His election push was further frustrated by the Italian Senate, which has postponed until next week further debate on the government crisis.
The League has presented a no-confidence motion in the government, but the Senate on Tuesday rejected its request for it to be debated this week, saying that Prime Minister Giuseppe Conte should first address the upper house over the crisis on August 20.
Another thorn in Mr Salvini’s side is President Sergio Mattarella, who has the sole power to dissolve parliament and has insisted there must be a government in place to finalise the budget, a first draft of which has to be submitted to Brussels by the end of September.
However, the chances of an ‘Italexit’ if Mr Salvini’s bid for power is successful remain high, a former prime minister saying on Sunday.
“One day, he can say he wants Europe, the next that he wants to leave. With Salvini, an Italian ‘Brexit’ is not impossible,” Enrico Letta told AFP.

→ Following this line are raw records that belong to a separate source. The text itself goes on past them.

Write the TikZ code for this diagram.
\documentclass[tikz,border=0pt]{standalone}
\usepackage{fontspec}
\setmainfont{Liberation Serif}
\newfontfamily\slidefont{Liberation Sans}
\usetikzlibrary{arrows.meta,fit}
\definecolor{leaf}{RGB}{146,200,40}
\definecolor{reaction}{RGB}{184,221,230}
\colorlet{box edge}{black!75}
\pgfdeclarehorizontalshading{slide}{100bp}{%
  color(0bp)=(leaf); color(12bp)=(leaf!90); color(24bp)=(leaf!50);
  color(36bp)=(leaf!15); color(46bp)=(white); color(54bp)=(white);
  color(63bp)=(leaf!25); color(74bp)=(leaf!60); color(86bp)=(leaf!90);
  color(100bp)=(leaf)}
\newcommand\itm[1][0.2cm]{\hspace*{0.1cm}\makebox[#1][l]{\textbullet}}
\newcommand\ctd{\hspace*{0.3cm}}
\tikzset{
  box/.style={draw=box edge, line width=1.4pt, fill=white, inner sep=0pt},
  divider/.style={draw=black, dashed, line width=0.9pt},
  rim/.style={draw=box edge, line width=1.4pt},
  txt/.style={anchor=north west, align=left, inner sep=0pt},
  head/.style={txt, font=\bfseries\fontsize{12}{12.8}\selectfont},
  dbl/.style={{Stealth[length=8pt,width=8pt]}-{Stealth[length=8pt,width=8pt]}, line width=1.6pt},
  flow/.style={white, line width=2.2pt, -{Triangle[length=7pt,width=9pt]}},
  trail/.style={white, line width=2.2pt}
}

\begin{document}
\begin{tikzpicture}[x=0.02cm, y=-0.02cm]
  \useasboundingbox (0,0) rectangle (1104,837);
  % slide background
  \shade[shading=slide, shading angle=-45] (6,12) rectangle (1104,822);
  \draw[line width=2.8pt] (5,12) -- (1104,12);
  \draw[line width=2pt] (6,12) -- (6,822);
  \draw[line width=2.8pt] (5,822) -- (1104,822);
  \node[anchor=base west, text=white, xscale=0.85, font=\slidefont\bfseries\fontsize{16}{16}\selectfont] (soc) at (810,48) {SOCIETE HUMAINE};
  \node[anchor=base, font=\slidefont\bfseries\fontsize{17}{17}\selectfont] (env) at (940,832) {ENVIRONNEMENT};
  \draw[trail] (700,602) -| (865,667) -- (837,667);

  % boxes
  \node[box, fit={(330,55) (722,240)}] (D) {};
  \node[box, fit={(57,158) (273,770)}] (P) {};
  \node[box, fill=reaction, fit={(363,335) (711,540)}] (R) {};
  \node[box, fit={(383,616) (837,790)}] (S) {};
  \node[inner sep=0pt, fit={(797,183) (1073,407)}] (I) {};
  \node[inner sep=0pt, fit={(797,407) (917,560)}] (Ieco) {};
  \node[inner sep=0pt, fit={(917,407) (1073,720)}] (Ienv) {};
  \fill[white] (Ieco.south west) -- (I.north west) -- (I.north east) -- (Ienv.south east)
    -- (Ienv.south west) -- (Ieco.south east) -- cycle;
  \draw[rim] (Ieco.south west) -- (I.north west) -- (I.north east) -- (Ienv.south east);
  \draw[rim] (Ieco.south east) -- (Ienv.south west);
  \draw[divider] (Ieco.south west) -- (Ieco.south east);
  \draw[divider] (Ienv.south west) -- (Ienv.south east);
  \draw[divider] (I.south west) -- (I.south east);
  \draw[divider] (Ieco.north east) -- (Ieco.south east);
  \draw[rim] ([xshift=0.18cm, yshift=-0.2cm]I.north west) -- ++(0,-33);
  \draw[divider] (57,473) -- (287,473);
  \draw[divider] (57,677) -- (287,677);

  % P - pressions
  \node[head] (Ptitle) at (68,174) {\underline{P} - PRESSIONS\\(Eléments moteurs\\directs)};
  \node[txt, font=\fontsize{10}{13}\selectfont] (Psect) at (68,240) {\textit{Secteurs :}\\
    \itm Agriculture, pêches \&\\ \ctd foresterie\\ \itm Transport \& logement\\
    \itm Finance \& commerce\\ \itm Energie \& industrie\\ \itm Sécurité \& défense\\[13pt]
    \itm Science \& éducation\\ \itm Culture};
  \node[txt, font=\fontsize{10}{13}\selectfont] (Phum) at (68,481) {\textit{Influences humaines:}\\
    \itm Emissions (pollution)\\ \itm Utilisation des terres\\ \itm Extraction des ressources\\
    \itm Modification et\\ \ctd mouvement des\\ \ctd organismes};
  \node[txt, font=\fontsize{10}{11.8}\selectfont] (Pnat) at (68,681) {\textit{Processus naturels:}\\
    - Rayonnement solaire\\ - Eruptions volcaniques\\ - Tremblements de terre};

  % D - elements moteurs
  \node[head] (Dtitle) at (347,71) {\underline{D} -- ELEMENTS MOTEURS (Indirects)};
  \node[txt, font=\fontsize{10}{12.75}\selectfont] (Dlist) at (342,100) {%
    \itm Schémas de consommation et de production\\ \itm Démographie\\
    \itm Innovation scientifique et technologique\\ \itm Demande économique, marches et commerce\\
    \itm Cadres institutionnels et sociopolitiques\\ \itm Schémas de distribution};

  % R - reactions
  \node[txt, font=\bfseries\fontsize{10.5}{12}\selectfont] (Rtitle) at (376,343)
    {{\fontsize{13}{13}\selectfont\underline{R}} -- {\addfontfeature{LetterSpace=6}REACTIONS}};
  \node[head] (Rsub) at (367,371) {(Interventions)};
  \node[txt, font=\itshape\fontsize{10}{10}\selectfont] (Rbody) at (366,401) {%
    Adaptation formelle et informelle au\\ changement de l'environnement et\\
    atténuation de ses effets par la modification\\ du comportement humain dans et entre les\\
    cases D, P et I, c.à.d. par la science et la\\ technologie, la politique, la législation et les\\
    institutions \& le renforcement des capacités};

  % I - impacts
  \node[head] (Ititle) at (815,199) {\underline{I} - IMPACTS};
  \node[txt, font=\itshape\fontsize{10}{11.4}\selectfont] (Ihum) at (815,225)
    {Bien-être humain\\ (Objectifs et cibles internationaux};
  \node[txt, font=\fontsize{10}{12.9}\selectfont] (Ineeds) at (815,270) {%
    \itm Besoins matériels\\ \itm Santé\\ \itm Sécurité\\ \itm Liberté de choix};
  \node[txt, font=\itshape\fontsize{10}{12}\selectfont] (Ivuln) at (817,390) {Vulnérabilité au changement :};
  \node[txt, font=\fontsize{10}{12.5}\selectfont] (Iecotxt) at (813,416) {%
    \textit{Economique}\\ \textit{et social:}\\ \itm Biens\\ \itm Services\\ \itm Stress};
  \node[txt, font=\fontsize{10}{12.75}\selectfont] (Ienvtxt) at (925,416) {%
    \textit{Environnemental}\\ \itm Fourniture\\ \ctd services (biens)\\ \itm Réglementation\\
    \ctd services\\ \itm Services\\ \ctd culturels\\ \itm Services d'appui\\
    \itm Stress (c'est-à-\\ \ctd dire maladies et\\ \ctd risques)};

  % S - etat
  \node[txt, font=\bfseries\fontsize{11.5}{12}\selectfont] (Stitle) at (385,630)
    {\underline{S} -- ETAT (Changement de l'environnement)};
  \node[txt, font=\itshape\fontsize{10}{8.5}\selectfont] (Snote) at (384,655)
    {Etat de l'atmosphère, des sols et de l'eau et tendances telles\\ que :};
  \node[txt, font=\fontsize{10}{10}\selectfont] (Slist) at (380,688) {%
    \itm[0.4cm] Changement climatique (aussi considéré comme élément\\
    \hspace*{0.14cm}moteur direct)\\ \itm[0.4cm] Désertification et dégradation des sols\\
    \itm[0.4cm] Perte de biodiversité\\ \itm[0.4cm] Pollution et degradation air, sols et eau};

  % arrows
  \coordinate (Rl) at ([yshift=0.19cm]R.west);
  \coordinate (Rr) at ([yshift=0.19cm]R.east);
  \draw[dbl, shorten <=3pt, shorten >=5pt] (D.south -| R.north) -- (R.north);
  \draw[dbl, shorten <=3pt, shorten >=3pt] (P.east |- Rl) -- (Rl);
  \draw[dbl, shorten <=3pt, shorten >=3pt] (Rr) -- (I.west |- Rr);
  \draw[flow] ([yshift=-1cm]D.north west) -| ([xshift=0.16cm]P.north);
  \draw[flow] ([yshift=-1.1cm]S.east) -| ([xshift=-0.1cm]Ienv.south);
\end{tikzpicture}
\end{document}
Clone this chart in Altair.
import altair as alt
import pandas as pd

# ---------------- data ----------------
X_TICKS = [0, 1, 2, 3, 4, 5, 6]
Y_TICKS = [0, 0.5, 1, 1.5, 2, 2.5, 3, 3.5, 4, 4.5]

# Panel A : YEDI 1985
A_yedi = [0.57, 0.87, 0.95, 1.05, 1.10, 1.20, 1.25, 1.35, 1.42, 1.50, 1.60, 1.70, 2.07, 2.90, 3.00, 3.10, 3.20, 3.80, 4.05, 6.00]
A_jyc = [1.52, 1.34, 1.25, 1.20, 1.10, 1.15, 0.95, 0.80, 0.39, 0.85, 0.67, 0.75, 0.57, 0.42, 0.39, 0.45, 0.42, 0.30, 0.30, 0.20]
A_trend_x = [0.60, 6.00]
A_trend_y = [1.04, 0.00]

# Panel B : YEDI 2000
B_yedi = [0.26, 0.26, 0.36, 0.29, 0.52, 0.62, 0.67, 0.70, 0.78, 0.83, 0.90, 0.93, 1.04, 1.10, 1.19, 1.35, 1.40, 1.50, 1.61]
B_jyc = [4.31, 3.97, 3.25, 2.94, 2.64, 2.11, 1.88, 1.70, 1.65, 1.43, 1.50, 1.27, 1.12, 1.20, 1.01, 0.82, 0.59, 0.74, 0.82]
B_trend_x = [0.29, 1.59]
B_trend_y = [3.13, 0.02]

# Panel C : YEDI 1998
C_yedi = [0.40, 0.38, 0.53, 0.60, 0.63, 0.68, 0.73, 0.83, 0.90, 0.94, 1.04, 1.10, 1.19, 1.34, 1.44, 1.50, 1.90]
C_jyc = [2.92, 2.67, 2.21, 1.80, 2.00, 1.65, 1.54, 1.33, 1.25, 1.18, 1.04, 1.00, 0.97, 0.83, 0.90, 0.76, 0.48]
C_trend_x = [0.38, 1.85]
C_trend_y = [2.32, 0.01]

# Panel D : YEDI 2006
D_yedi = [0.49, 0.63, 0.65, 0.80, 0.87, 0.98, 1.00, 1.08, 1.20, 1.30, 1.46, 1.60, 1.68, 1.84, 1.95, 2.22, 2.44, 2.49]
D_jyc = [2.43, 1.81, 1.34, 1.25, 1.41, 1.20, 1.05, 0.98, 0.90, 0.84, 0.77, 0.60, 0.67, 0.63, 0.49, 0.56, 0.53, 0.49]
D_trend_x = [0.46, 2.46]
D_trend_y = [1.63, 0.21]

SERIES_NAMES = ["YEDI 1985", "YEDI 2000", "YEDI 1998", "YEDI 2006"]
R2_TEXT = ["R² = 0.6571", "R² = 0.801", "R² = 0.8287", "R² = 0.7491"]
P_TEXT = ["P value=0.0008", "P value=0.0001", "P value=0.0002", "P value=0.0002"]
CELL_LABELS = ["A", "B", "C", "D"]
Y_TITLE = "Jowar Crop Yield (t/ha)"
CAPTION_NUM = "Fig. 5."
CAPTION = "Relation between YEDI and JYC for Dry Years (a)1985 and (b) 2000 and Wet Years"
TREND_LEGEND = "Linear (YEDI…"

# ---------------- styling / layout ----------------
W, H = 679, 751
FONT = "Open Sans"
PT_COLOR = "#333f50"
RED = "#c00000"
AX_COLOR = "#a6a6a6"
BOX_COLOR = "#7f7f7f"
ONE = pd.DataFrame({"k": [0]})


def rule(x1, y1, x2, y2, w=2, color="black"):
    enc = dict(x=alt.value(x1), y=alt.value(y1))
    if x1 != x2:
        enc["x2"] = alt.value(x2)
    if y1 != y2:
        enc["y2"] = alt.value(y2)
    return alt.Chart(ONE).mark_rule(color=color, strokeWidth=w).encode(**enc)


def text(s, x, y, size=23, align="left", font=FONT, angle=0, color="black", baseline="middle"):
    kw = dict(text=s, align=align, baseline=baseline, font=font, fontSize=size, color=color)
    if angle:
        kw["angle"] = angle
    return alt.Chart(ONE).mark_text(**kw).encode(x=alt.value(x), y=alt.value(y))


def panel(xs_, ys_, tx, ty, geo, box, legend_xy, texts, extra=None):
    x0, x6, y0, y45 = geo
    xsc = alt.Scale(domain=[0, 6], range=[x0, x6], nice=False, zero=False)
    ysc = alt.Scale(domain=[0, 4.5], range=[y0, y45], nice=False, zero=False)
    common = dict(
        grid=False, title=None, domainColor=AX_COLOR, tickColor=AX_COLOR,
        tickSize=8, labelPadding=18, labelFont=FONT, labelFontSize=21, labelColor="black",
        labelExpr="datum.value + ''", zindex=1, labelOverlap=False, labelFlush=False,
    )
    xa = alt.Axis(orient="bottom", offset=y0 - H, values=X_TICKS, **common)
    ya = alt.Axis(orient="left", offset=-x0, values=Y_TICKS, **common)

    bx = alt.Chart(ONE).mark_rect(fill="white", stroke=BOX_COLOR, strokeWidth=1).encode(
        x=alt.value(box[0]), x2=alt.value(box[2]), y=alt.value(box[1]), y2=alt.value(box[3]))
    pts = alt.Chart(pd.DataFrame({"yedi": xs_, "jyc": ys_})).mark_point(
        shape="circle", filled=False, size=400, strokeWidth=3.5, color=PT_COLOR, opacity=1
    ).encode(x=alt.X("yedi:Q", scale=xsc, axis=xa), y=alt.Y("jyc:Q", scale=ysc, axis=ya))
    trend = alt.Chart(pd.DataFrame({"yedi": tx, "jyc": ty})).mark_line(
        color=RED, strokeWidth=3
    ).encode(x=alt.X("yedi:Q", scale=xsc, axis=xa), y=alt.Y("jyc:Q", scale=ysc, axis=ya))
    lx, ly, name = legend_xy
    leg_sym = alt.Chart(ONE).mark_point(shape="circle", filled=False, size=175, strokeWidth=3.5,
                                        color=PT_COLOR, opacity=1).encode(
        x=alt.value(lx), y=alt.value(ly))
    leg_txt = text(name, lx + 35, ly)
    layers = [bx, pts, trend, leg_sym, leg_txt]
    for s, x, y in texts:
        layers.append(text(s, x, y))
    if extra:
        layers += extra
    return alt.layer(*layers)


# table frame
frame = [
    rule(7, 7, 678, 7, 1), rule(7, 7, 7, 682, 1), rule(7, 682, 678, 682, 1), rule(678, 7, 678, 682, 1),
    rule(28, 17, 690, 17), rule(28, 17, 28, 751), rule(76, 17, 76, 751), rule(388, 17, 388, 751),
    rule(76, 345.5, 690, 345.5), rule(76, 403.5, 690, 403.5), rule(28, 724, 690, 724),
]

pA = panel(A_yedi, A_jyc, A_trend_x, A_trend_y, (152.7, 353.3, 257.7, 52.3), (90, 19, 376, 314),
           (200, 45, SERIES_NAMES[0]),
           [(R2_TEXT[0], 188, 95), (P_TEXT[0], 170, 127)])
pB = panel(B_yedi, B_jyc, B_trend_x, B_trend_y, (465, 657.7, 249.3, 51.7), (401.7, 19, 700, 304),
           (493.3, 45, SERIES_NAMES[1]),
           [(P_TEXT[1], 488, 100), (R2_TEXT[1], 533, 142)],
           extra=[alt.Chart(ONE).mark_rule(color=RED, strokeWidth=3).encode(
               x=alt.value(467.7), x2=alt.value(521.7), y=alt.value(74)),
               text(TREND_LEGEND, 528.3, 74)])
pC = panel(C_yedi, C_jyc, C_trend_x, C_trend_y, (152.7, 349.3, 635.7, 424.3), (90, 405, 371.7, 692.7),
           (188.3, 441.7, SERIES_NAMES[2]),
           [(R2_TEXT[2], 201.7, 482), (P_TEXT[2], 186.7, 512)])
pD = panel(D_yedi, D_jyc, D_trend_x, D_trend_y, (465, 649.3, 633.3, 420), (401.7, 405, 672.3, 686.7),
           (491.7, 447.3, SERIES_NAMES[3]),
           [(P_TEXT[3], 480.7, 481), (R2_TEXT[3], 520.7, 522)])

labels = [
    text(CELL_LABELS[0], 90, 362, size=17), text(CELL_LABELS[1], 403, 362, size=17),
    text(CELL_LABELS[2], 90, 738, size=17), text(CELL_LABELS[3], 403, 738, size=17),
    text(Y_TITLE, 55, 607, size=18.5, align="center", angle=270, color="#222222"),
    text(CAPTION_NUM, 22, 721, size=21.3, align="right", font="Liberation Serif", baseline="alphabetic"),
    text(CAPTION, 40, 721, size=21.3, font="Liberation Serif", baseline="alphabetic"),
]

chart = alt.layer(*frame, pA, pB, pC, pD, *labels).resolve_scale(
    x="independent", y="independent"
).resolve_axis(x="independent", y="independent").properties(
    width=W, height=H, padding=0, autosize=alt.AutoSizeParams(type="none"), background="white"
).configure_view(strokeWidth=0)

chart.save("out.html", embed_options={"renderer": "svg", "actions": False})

Mr Letta also branded Mr Salvini a “big opportunist” whose path is “sovereignist and racist,” and whose “anti-migrant, anti-integration” ideas are becoming more widely accepted.
Mr Salvini, for his part, said last week that pulling Italy out of either the euro zone or the EU “has never been in the works”.
The populist coalition has repeatedly locked horns with Brussels this past year, namely on Italy’s controversial fiscal and immigration policies.